Total RNA extracts from leaves of all plants regenerated after the in vitro therapies and controls were screened by RT-PCR for the presence of the virus/viroid previously detected in untreated cultures, such as ACLSV, ASGV, or AHVd. The sequences of the three primer pairs used are listed in Table 2. Primers targeting NAD5 (NADH-ubiquinone oxidoreductase chain 5) gene from the host plant were also included in all PCR reactions. RT-PCR for ACLSV was carried out using a Platinum PCR SuperMix High Fidelity kit (Invitrogen, Carlsbad, CA, USA) with 150 nM of the forward and reverse primers for the virus, 50 nM of the forward and reverse primers for NAD5, and 1 µl of RNA template in a final reaction volume of 25 µL. The PCR program consisted of an initial cDNA step for 30 min at 50 °C followed by 15 min at 95 °C, and 40 cycles of 30 s at 94 °C, 45 s at 55 °C, and 2 min at 72 °C, and one final extension of 10 min at 72 °C. For ASGV, the RT-PCR reactions were performed using a One-Step RT-PCR Kit (Qiagen) with 600 nM of the forward and reverse primers for the virus, 200 nM of the forward and reverse primers for NAD5, and 1 µL of RNA template in a final reaction volume of 25 µL. The following cycling conditions were used: 50 °C for 45 min, 95 °C for 5 min, followed by 35 cycles at 94 °C for 1 min, 58 °C for 1 min, and 72 °C for 2 min, and one final extension at 72 °C for 10 min. For AHVd, the SuperScript III Platinum One-Step RT-PCR kit (Invitrogen) was used, with 250 nM of the forward and reverse primers, 62 nM of the forward and reverse primers for NAD5, and 1 µL of RNA template in a final reaction volume of 20 µL. The PCR program used for amplification was as follows: 50 °C for 30 min, 94 °C for 2 min, followed by 35 cycles at 94 °C for 30 s, 59 °C for 1 min, and 68 °C for 40 s, and one final extension at 68 °C for 5 min. The amplified fragments were visualized using the QIAxel capillary gel electrophoresis system (Qiagen, Irvine, CA, USA).

Table 2

Primers and probes used for detection of ACLSV, ASGV, AHVd, and NAD5 in apple rootstock samples.

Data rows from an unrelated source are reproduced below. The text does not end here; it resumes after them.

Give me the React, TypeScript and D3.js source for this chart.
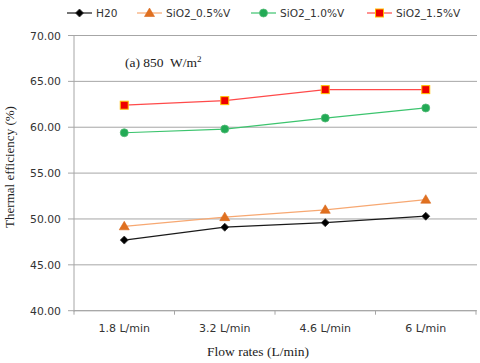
import React from "react";
import * as d3 from "d3";

const categories = ["1.8 L/min", "3.2 L/min", "4.6 L/min", "6 L/min"];
const yTicks = [40, 45, 50, 55, 60, 65, 70];
const h2o = [47.7, 49.1, 49.6, 50.3];
const sio2_05 = [49.2, 50.2, 51.0, 52.1];
const sio2_10 = [59.4, 59.8, 61.0, 62.1];
const sio2_15 = [62.4, 62.9, 64.1, 64.1];
const seriesNames = ["H20", "SiO2_0.5%V", "SiO2_1.0%V", "SiO2_1.5%V"];

const W = 480, H = 363;
const left = 74, right = 476, top = 35.5, bottom = 310.7;

const series = [
  { name: seriesNames[0], values: h2o, line: "#1a1a1a", fill: "#000", stroke: "#333", marker: "diamond" },
  { name: seriesNames[1], values: sio2_05, line: "#f7a872", fill: "#e0701f", stroke: "#d8681c", marker: "triangle" },
  { name: seriesNames[2], values: sio2_10, line: "#3cc46e", fill: "#22aa55", stroke: "#55bb77", marker: "circle" },
  { name: seriesNames[3], values: sio2_15, line: "#ff4a4a", fill: "#ee0000", stroke: "#ffc000", marker: "square" },
];

function Marker({ type, x, y, fill, stroke }: any) {
  if (type === "diamond") {
    const r = 4;
    return <path d={`M${x},${y - r}L${x + r},${y}L${x},${y + r}L${x - r},${y}Z`} fill={fill} stroke={stroke} strokeWidth={0.8} />;
  }
  if (type === "triangle") {
    return <path d={`M${x},${y - 5}L${x + 5},${y + 3.5}L${x - 5},${y + 3.5}Z`} fill={fill} stroke={stroke} strokeWidth={0.6} />;
  }
  if (type === "circle") {
    return <circle cx={x} cy={y} r={4} fill={fill} stroke={stroke} strokeWidth={0.8} />;
  }
  return <rect x={x - 4} y={y - 4} width={8} height={8} fill={fill} stroke={stroke} strokeWidth={1} />;
}

export default function App() {
  const x = d3.scaleBand().domain(categories).range([left, right]);
  const y = d3.scaleLinear().domain([40, 70]).range([bottom, top]);
  const cx = (c: string) => (x(c) as number) + x.bandwidth() / 2;
  const line = d3.line<number>().x((_, i) => cx(categories[i])).y((v) => y(v));
  const legendX = [67, 137, 251, 367];
  const sans = "'DejaVu Sans', Verdana, sans-serif";
  const serif = "'Liberation Serif', 'Times New Roman', serif";

  return (
    <svg width={W} height={H} style={{ position: "absolute", left: 0, top: 0, background: "#fff" }}>
      <rect width={W} height={H} fill="#fff" />
      {yTicks.map((t) => (
        <g key={t}>
          <line x1={left} x2={right + 1} y1={y(t)} y2={y(t)} stroke="#a6a6a6" strokeWidth={1} />
          <line x1={left - 6} x2={left} y1={y(t)} y2={y(t)} stroke="#a6a6a6" />
          <text x={61} y={y(t) + 4} textAnchor="end" fontFamily={sans} fontSize={10.8} fill="#333">
            {t.toFixed(2)}
          </text>
        </g>
      ))}
      <line x1={left} x2={left} y1={top} y2={bottom + 1} stroke="#a6a6a6" />
      <line x1={left} x2={right} y1={bottom} y2={bottom} stroke="#a6a6a6" />
      {[...categories.map((c) => x(c) as number), right].map((v, i) => (
        <line key={i} x1={v} x2={v} y1={bottom} y2={bottom + 4} stroke="#a6a6a6" />
      ))}
      {categories.map((c) => (
        <text key={c} x={cx(c)} y={332} textAnchor="middle" fontFamily={sans} fontSize={11} fill="#333">
          {c}
        </text>
      ))}
      <text x={258} y={356} textAnchor="middle" fontFamily={serif} fontSize={13.5} fill="#222">
        Flow rates (L/min)
      </text>
      <text transform={`translate(14,167) rotate(-90)`} textAnchor="middle" fontFamily={serif} fontSize={13} fill="#222">
        Thermal efficiency (%)
      </text>
      <text x={125} y={67} fontFamily={serif} fontSize={13.5} fill="#222" xmlSpace="preserve">
        (a) 850  W/m<tspan dy={-5} fontSize={9}>2</tspan>
      </text>
      {series.map((s) => (
        <g key={s.name}>
          <path d={line(s.values) || ""} fill="none" stroke={s.line} strokeWidth={1.2} />
          {s.values.map((v, i) => (
            <Marker key={i} type={s.marker} x={cx(categories[i])} y={y(v)} fill={s.fill} stroke={s.stroke} />
          ))}
        </g>
      ))}
      {series.map((s, i) => (
        <g key={s.name}>
          <line x1={legendX[i]} x2={legendX[i] + 25} y1={13} y2={13} stroke={s.line} strokeWidth={1.2} />
          <Marker type={s.marker} x={legendX[i] + 12.5} y={13} fill={s.fill} stroke={s.stroke} />
          <text x={legendX[i] + 29} y={17} fontFamily={sans} fontSize={10.6} fill="#333">
            {s.name}
          </text>
        </g>
      ))}
    </svg>
  );
}
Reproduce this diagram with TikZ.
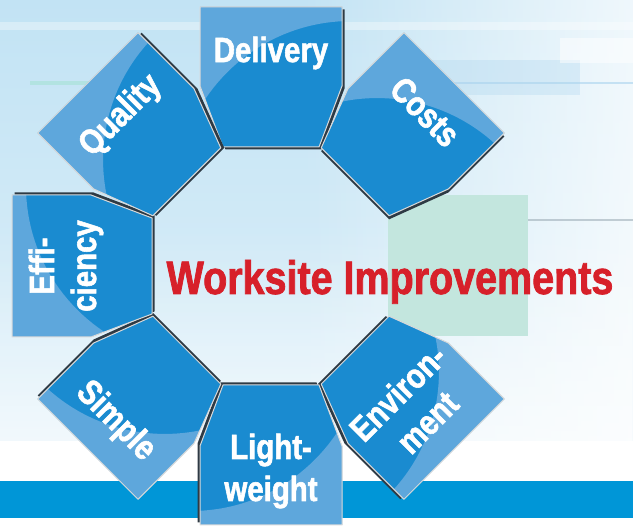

Primer	Sequence	Product Size	Source
ACLSV-F	5′-TTCATGGAAAGACAGGGGCAA-3′	677 bp	[89]
ACLSV-R	5′-AAGTCTACAGGCTATTTATTATAAGTCTAA-3′
ASGV-FASGV-R	5′-GCCACTTCTAGGCAGAACTCTTTGAA-3′	273 bp	[89]
	5′-AACCCCTTTTTGTCCTTCAGTACGAA-3′
AHVd-FAHVd-R	5′-CCCTCCGGTCKTRTCCAACC-3′	92 bp	Costa et al., unpublished
	5′-GCGAGAGAGAGCGACTTCTC-3′
NAD5-FNAD5-R	5′-GATGCTTCTTGGGGCTTCTTGTT-3′	181 bp	[89]
	5′-CTCCAGTCACCAACATTGGCATAA-3′

Abbreviations: ACLSV Apple chlorotic leaf spot virus, ASGV Apple stem grooving virus, AHVd Apple hammerhead viroid, NAD5 NADH-ubiquinone oxidoreductase chain 5, bp base pairs.